- Associated Press - Friday, March 18, 2016

HONOLULU (AP) - Hawaii lawmakers are pushing a bill to ban the sale of ivory help stop poachers from killing thousands of elephants each year for their tusks.

The House Committee on Water and Land passed a bill during a hearing Friday that would ban the sale of undocumented elephant ivory. The bill would also ban selling parts of other animals like tigers, sharks and rhinoceros.

Animal rights advocates say Hawaii has the third largest ivory market in the nation, behind New York and California, which have banned its sale. But if left unregulated, they say it could soon become the largest.
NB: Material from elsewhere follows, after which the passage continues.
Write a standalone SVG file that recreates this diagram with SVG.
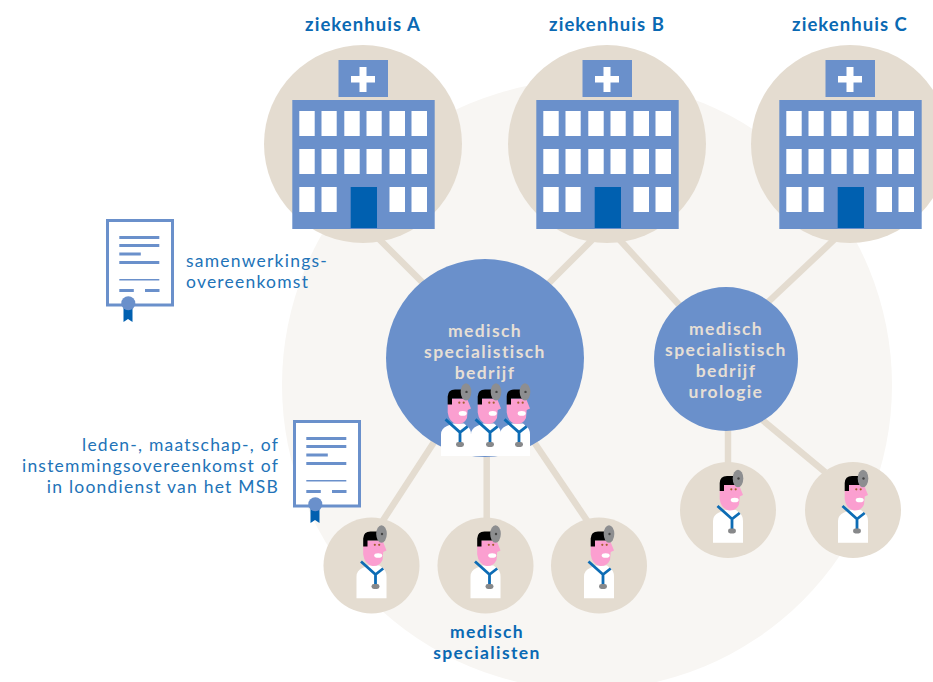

Federal officials say the state is a prime location for smugglers looking to traffic illegal ivory because it’s a gateway to Asia.
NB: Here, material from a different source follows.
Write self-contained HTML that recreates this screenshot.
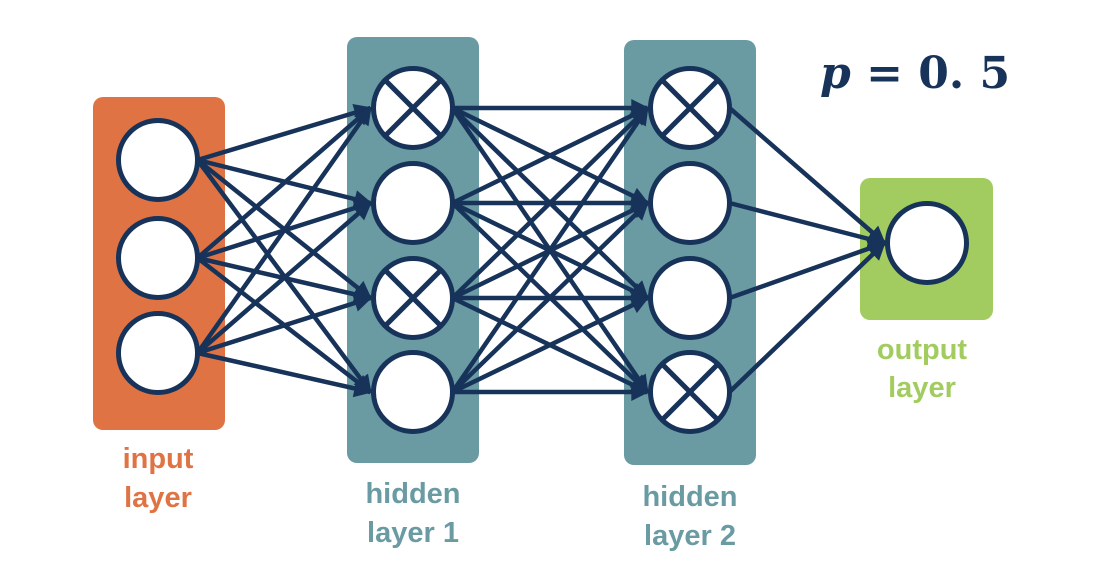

The bill was supported by the Hawaii Department of Land and Natural Resources, the Humane Society of the United States and several wildlife conservation organizations who say cracking down on Hawaii’s ivory market would curb the killing of elephants and cut funding for criminal organizations that smuggle ivory.

“This would be a huge achievement for Hawaii, making the state a leader on ending the poaching crisis,” said Elly Pepper of the Natural Resources Defense Council.

But the proposal was opposed by local businesses, artists and collectors who worry they’ll be criminalized for owning legal ivory. Local jewelers and scrimshaw artists say it would put them out of work, while others say it could hurt collectors who own antique guns or musical instruments that are decorated with ivory.

“The only people harmed by this bill are law-abiding sellers and collectors of legal animal products, not the poachers and black market ivory dealers in other countries,” said Jessica Baker, who works at the Whaler’s Locker in Lahaina, Maui.

Right now, federal law bans importing elephant ivory for commercial purposes. Some ivory sales in Hawaii are already prohibited based on the age of the ivory.